**THE REQUEST**
Copy the data exactly as it appears, and do not include any pictures.

**SUPPLIED DATA**
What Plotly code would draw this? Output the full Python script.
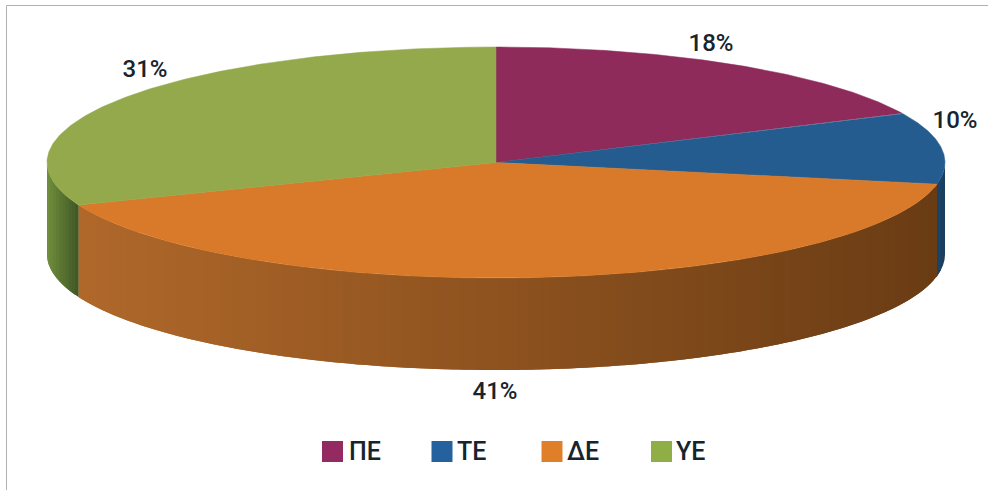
import numpy as np
import plotly.graph_objects as go

# Data
categories = ["ΠΕ", "ΤΕ", "ΔΕ", "ΥΕ"]
shares = [18, 10, 41, 31]
share_labels = ["18%", "10%", "41%", "31%"]

# Style
top_colors = ["#8E2B5B", "#255C8F", "#D87A29", "#93A94B"]
swatch_colors = ["#932A62", "#25609F", "#DF7F2A", "#8FAE45"]
side_left = [(110, 35, 70), (30, 70, 105), (176, 104, 42), (112, 143, 60)]
side_right = [(90, 25, 55), (24, 60, 92), (106, 60, 20), (64, 86, 38)]
TEXT = "#16242e"
FONT = "Roboto"

# Layout of the tilted disc, in page pixels
CX, CY, RX, RY, DEPTH = 496, 162.5, 449, 115.5, 92
label_pos = [(711, 45), (955, 122), (495, 393), (145, 71)]
legend_x = [332.5, 442, 552, 661.5]
legend_y = 451.5
legend_text_x = [349, 457, 567, 676]
legend_text_y = 453.5
STRIP_PX = 3


def ell(t):
    return CX + RX * np.sin(t), CY - RY * np.cos(t)


def mix(a, b, f):
    return "rgb(%d,%d,%d)" % tuple(round(a[i] + (b[i] - a[i]) * f) for i in range(3))


fig = go.Figure()
edges = np.cumsum([0] + shares) / sum(shares) * 2 * np.pi
front_a, front_b = np.pi / 2, 3 * np.pi / 2

# Side wall: thin strips, equal in page width, shaded left to right
for i in range(len(shares)):
    a, b = max(edges[i], front_a), min(edges[i + 1], front_b)
    if b <= a:
        continue
    x_right, x_left = ell(a)[0], ell(b)[0]
    n = max(2, int((x_right - x_left) / STRIP_PX))
    xs = np.linspace(x_right, x_left, n + 1)
    # angle of each strip boundary on the front half of the ellipse
    ts = np.pi - np.arcsin(np.clip((xs - CX) / RX, -1, 1))
    for j in range(n):
        t_next = ts[min(j + 2, n)]  # overlap the next strip so no seam shows
        tt = np.linspace(ts[j], t_next, 5)
        x, y = ell(tt)
        f = (x_right - (xs[j] + xs[j + 1]) / 2) / (x_right - x_left)
        c = mix(side_right[i], side_left[i], f)
        fig.add_trace(go.Scatter(
            x=np.r_[x, x[::-1]], y=np.r_[y, y[::-1] + DEPTH],
            mode="lines", fill="toself", fillcolor=c,
            line=dict(color=c, width=0), hoverinfo="skip", showlegend=False))

# Top face
for i, cat in enumerate(categories):
    tt = np.linspace(edges[i], edges[i + 1], 160)
    x, y = ell(tt)
    fig.add_trace(go.Scatter(
        x=np.r_[CX, x, CX], y=np.r_[CY, y, CY], name=cat,
        mode="lines", fill="toself", fillcolor=top_colors[i],
        line=dict(color=top_colors[i], width=0.5),
        text=share_labels[i], hoverinfo="name+text", showlegend=False))

# Value labels
fig.add_trace(go.Scatter(
    x=[p[0] for p in label_pos], y=[p[1] for p in label_pos],
    text=share_labels, mode="text", hoverinfo="skip", showlegend=False,
    textfont=dict(family=FONT, size=24, color=TEXT, weight=500)))

# Legend
fig.add_trace(go.Scatter(
    x=legend_x, y=[legend_y] * 4, mode="markers",
    hoverinfo="skip", showlegend=False,
    marker=dict(symbol="square", size=21, color=swatch_colors, line=dict(width=0))))
fig.add_trace(go.Scatter(
    x=legend_text_x, y=[legend_text_y] * 4, text=categories, mode="text",
    textposition="middle right", hoverinfo="skip", showlegend=False,
    textfont=dict(family=FONT, size=25, color=TEXT, weight=500)))

fig.update_layout(
    width=988, height=490, margin=dict(l=0, r=0, t=0, b=0),
    paper_bgcolor="white", plot_bgcolor="white",
    xaxis=dict(range=[0, 988], visible=False, fixedrange=True),
    yaxis=dict(range=[490, 0], visible=False, fixedrange=True),
    shapes=[
        dict(type="line", x0=6.5, x1=6.5, y0=5.5, y1=490, line=dict(color="#b0b0b0", width=1)),
        dict(type="line", x0=6.5, x1=988, y0=5.5, y1=5.5, line=dict(color="#b0b0b0", width=1)),
    ],
)
fig.write_html(
    "out.html",
    post_script="document.body.style.margin='0';document.body.style.overflow='hidden';",
    config={"displayModeBar": False},
)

**RESULT OF THIS TASK**
What Plotly code would draw this? Output the full Python script.
import numpy as np
import plotly.graph_objects as go

# Data
categories = ["ΠΕ", "ΤΕ", "ΔΕ", "ΥΕ"]
shares = [18, 10, 41, 31]
share_labels = ["18%", "10%", "41%", "31%"]

# Style
top_colors = ["#8E2B5B", "#255C8F", "#D87A29", "#93A94B"]
swatch_colors = ["#932A62", "#25609F", "#DF7F2A", "#8FAE45"]
side_left = [(110, 35, 70), (30, 70, 105), (176, 104, 42), (112, 143, 60)]
side_right = [(90, 25, 55), (24, 60, 92), (106, 60, 20), (64, 86, 38)]
TEXT = "#16242e"
FONT = "Roboto"

# Layout of the tilted disc, in page pixels
CX, CY, RX, RY, DEPTH = 496, 162.5, 449, 115.5, 92
label_pos = [(711, 45), (955, 122), (495, 393), (145, 71)]
legend_x = [332.5, 442, 552, 661.5]
legend_y = 451.5
legend_text_x = [349, 457, 567, 676]
legend_text_y = 453.5
STRIP_PX = 3


def ell(t):
    return CX + RX * np.sin(t), CY - RY * np.cos(t)


def mix(a, b, f):
    return "rgb(%d,%d,%d)" % tuple(round(a[i] + (b[i] - a[i]) * f) for i in range(3))


fig = go.Figure()
edges = np.cumsum([0] + shares) / sum(shares) * 2 * np.pi
front_a, front_b = np.pi / 2, 3 * np.pi / 2

# Side wall: thin strips, equal in page width, shaded left to right
for i in range(len(shares)):
    a, b = max(edges[i], front_a), min(edges[i + 1], front_b)
    if b <= a:
        continue
    x_right, x_left = ell(a)[0], ell(b)[0]
    n = max(2, int((x_right - x_left) / STRIP_PX))
    xs = np.linspace(x_right, x_left, n + 1)
    # angle of each strip boundary on the front half of the ellipse
    ts = np.pi - np.arcsin(np.clip((xs - CX) / RX, -1, 1))
    for j in range(n):
        t_next = ts[min(j + 2, n)]  # overlap the next strip so no seam shows
        tt = np.linspace(ts[j], t_next, 5)
        x, y = ell(tt)
        f = (x_right - (xs[j] + xs[j + 1]) / 2) / (x_right - x_left)
        c = mix(side_right[i], side_left[i], f)
        fig.add_trace(go.Scatter(
            x=np.r_[x, x[::-1]], y=np.r_[y, y[::-1] + DEPTH],
            mode="lines", fill="toself", fillcolor=c,
            line=dict(color=c, width=0), hoverinfo="skip", showlegend=False))

# Top face
for i, cat in enumerate(categories):
    tt = np.linspace(edges[i], edges[i + 1], 160)
    x, y = ell(tt)
    fig.add_trace(go.Scatter(
        x=np.r_[CX, x, CX], y=np.r_[CY, y, CY], name=cat,
        mode="lines", fill="toself", fillcolor=top_colors[i],
        line=dict(color=top_colors[i], width=0.5),
        text=share_labels[i], hoverinfo="name+text", showlegend=False))

# Value labels
fig.add_trace(go.Scatter(
    x=[p[0] for p in label_pos], y=[p[1] for p in label_pos],
    text=share_labels, mode="text", hoverinfo="skip", showlegend=False,
    textfont=dict(family=FONT, size=24, color=TEXT, weight=500)))

# Legend
fig.add_trace(go.Scatter(
    x=legend_x, y=[legend_y] * 4, mode="markers",
    hoverinfo="skip", showlegend=False,
    marker=dict(symbol="square", size=21, color=swatch_colors, line=dict(width=0))))
fig.add_trace(go.Scatter(
    x=legend_text_x, y=[legend_text_y] * 4, text=categories, mode="text",
    textposition="middle right", hoverinfo="skip", showlegend=False,
    textfont=dict(family=FONT, size=25, color=TEXT, weight=500)))

fig.update_layout(
    width=988, height=490, margin=dict(l=0, r=0, t=0, b=0),
    paper_bgcolor="white", plot_bgcolor="white",
    xaxis=dict(range=[0, 988], visible=False, fixedrange=True),
    yaxis=dict(range=[490, 0], visible=False, fixedrange=True),
    shapes=[
        dict(type="line", x0=6.5, x1=6.5, y0=5.5, y1=490, line=dict(color="#b0b0b0", width=1)),
        dict(type="line", x0=6.5, x1=988, y0=5.5, y1=5.5, line=dict(color="#b0b0b0", width=1)),
    ],
)
fig.write_html(
    "out.html",
    post_script="document.body.style.margin='0';document.body.style.overflow='hidden';",
    config={"displayModeBar": False},
)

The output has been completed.